Dataset excerpt:
————————
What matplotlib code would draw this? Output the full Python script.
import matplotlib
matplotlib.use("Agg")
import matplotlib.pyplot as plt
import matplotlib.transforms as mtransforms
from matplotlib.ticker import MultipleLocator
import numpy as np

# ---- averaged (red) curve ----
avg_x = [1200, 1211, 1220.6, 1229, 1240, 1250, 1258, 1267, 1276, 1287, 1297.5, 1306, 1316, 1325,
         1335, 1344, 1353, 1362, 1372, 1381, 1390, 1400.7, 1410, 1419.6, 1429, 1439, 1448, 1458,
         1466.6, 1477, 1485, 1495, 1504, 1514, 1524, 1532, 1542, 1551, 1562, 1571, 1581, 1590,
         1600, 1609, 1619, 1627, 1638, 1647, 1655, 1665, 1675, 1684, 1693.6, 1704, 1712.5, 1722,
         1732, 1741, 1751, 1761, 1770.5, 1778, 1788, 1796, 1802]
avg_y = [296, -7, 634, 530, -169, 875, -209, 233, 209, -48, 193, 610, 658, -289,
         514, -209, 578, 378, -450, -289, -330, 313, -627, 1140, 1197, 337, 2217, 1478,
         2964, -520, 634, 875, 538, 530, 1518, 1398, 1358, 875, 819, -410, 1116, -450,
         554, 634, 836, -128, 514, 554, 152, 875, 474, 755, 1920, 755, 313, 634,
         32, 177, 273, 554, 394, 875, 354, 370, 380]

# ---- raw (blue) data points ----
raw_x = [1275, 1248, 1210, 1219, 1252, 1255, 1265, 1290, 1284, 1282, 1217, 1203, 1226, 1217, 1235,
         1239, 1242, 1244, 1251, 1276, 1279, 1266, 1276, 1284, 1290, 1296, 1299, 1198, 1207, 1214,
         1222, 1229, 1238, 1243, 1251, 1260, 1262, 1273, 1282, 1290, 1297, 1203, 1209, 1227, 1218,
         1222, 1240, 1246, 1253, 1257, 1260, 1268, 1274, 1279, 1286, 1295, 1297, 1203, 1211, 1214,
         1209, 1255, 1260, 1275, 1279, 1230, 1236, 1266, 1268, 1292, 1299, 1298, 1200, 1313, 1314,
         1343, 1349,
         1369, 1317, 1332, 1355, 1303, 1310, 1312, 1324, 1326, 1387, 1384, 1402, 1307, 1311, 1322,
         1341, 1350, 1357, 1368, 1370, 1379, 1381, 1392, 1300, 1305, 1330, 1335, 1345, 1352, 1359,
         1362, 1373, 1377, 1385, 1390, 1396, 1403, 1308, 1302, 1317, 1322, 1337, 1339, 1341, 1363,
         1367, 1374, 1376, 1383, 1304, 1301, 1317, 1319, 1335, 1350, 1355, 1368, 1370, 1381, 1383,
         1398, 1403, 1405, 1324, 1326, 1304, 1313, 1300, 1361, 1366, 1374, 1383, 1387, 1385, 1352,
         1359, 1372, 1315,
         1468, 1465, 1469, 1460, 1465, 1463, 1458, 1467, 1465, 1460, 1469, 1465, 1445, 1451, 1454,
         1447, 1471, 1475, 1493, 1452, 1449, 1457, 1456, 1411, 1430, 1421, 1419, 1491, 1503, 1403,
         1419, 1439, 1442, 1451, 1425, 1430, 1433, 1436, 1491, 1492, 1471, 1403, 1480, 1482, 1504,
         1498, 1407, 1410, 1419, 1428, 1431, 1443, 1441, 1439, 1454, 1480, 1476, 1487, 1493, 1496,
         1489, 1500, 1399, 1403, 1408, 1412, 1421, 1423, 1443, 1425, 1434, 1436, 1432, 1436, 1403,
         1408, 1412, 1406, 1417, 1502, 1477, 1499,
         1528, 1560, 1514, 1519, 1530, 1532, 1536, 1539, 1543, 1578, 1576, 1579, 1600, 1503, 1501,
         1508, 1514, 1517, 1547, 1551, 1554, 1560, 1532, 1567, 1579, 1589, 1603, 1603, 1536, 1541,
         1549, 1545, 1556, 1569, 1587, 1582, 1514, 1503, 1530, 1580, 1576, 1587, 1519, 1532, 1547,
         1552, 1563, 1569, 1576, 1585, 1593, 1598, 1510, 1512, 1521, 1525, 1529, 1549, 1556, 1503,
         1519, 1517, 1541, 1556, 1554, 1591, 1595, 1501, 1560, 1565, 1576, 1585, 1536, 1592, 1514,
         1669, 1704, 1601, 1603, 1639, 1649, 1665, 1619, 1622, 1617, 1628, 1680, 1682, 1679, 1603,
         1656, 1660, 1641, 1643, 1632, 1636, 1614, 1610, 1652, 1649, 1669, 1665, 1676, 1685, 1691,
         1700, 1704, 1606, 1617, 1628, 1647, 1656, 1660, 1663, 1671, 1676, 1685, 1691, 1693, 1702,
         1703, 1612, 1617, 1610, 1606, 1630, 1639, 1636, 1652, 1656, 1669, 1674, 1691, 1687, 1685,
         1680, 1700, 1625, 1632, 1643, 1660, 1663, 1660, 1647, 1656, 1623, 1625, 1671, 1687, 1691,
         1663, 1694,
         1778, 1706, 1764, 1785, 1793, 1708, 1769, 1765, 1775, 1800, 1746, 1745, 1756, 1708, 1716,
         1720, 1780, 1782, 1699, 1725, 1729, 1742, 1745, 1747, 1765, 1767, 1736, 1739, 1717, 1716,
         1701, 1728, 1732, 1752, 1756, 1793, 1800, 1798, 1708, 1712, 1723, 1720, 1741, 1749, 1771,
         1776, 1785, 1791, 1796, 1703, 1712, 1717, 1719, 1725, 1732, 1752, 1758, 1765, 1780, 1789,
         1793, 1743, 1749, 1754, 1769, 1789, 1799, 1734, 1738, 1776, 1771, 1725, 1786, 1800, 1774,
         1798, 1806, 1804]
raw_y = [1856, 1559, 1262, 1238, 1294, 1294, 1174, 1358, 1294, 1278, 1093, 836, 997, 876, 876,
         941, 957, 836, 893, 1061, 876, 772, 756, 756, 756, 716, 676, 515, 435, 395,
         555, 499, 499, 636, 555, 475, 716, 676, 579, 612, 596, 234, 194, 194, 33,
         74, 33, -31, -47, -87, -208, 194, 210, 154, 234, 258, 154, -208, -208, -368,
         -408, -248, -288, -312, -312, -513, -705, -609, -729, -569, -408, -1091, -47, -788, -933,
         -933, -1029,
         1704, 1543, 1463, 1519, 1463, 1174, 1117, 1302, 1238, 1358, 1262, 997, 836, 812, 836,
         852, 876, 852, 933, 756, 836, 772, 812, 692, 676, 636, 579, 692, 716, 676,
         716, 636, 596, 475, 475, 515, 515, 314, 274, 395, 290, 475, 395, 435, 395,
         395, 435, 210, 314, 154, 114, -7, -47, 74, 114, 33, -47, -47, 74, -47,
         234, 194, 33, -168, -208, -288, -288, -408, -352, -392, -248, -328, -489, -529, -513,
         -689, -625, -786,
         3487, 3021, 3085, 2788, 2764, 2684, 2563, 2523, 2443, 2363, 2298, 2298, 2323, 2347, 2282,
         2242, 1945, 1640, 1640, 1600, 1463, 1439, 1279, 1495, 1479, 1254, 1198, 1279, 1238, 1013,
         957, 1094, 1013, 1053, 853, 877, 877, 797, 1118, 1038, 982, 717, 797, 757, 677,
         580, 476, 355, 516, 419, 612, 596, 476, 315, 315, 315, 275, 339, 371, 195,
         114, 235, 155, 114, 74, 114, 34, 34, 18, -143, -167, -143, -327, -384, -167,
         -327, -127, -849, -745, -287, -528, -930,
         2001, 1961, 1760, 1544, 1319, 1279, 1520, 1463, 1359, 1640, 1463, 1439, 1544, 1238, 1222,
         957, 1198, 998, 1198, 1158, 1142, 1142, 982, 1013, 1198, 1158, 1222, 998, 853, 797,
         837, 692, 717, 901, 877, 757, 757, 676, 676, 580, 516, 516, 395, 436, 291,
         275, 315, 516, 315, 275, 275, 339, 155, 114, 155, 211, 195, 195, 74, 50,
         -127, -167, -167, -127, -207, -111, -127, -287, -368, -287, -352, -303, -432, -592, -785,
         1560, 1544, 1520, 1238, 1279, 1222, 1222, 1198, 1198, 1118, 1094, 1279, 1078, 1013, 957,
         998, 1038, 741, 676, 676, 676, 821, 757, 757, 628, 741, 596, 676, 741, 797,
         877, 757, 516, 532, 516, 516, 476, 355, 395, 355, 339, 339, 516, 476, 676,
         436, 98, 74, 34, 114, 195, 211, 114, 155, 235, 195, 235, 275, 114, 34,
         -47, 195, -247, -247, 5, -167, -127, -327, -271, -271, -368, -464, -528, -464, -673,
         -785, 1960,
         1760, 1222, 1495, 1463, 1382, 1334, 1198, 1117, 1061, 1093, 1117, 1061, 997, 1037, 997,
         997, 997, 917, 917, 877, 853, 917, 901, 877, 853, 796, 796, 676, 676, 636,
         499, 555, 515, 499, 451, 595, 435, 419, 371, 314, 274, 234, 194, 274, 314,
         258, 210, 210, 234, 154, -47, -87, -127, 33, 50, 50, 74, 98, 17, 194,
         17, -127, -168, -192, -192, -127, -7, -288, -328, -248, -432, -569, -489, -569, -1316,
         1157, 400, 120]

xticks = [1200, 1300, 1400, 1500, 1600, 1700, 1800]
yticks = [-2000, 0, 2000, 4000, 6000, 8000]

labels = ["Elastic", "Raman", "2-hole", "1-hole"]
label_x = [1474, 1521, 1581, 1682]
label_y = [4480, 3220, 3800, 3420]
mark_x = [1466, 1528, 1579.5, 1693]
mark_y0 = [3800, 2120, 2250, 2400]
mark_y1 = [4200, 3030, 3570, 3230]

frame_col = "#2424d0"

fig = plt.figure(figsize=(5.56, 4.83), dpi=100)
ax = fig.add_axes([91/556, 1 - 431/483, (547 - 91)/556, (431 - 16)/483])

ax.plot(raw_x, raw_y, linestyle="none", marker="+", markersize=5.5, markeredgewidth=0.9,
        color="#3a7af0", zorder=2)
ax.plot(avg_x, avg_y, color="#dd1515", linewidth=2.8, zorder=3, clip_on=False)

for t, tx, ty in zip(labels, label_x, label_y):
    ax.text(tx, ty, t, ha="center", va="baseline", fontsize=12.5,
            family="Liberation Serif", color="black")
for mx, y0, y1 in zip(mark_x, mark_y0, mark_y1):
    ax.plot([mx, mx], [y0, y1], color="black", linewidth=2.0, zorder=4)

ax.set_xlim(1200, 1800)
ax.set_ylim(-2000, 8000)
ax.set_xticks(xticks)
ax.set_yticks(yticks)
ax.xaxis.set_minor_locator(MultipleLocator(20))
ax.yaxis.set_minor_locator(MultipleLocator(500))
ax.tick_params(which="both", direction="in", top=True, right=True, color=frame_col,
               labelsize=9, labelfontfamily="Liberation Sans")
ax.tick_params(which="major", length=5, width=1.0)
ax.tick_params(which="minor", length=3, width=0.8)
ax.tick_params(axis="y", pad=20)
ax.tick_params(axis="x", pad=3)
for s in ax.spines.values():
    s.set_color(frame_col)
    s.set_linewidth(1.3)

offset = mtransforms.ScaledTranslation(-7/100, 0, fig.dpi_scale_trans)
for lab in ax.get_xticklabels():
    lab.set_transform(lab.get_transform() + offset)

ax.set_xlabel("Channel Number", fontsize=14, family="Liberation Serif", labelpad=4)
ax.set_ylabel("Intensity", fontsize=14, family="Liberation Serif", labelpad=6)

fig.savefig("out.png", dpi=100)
————————
What you should do: Reproduce verbatim only this range: the first line of the material through the line that contains "import numpy as np", inclusive.

Answer for this exercise:
What matplotlib code would draw this? Output the full Python script.
import matplotlib
matplotlib.use("Agg")
import matplotlib.pyplot as plt
import matplotlib.transforms as mtransforms
from matplotlib.ticker import MultipleLocator
import numpy as np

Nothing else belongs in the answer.